Identify all lines in the data containing the string "that". Copy them out.

# # # # #

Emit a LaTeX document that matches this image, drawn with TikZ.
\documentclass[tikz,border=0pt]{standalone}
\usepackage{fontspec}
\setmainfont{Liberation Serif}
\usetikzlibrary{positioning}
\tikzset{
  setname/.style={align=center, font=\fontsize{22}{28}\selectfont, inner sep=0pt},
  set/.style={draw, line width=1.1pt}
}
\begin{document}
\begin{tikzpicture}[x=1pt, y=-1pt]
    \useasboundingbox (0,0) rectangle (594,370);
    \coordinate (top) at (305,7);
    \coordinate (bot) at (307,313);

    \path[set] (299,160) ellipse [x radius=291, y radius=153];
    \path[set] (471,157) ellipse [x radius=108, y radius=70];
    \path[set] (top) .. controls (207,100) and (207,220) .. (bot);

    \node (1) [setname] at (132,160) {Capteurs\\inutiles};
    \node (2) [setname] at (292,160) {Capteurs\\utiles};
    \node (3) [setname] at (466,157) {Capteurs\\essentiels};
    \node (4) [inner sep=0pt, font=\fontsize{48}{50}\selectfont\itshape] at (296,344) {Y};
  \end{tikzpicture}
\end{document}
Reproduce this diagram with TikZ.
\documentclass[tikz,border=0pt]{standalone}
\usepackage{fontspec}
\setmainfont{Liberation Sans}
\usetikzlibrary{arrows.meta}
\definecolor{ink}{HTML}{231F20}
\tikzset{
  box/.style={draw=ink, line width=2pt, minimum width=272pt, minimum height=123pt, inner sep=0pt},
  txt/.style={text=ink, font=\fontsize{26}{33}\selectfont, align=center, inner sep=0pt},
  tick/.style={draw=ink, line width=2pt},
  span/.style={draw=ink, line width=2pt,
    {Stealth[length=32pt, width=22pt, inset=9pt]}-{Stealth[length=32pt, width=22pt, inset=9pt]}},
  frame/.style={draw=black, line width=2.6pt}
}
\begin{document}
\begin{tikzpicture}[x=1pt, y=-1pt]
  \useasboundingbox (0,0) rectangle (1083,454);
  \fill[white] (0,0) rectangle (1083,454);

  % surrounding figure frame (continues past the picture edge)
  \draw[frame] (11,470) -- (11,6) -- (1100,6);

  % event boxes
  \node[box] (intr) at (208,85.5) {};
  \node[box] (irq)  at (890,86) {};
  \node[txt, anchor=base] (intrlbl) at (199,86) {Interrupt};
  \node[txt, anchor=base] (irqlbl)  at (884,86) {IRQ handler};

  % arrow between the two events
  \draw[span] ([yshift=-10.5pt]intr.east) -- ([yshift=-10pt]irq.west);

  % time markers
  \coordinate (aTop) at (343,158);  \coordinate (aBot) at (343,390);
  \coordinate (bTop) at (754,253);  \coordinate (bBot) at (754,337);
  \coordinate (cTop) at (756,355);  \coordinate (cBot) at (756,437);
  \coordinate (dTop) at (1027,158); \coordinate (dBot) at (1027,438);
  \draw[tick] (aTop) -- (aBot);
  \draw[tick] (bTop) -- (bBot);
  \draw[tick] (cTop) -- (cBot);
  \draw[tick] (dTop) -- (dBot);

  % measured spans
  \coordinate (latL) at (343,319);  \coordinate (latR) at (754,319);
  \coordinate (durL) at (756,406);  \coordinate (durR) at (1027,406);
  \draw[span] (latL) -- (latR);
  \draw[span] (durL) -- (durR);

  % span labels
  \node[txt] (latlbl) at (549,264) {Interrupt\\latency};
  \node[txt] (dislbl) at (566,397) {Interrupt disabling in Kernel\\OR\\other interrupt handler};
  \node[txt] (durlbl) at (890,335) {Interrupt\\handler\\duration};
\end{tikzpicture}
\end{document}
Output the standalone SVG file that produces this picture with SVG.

# # # # #

## ANSWER IN FULL
Emit a LaTeX document that matches this image, drawn with TikZ.
Output the standalone SVG file that produces this picture with SVG.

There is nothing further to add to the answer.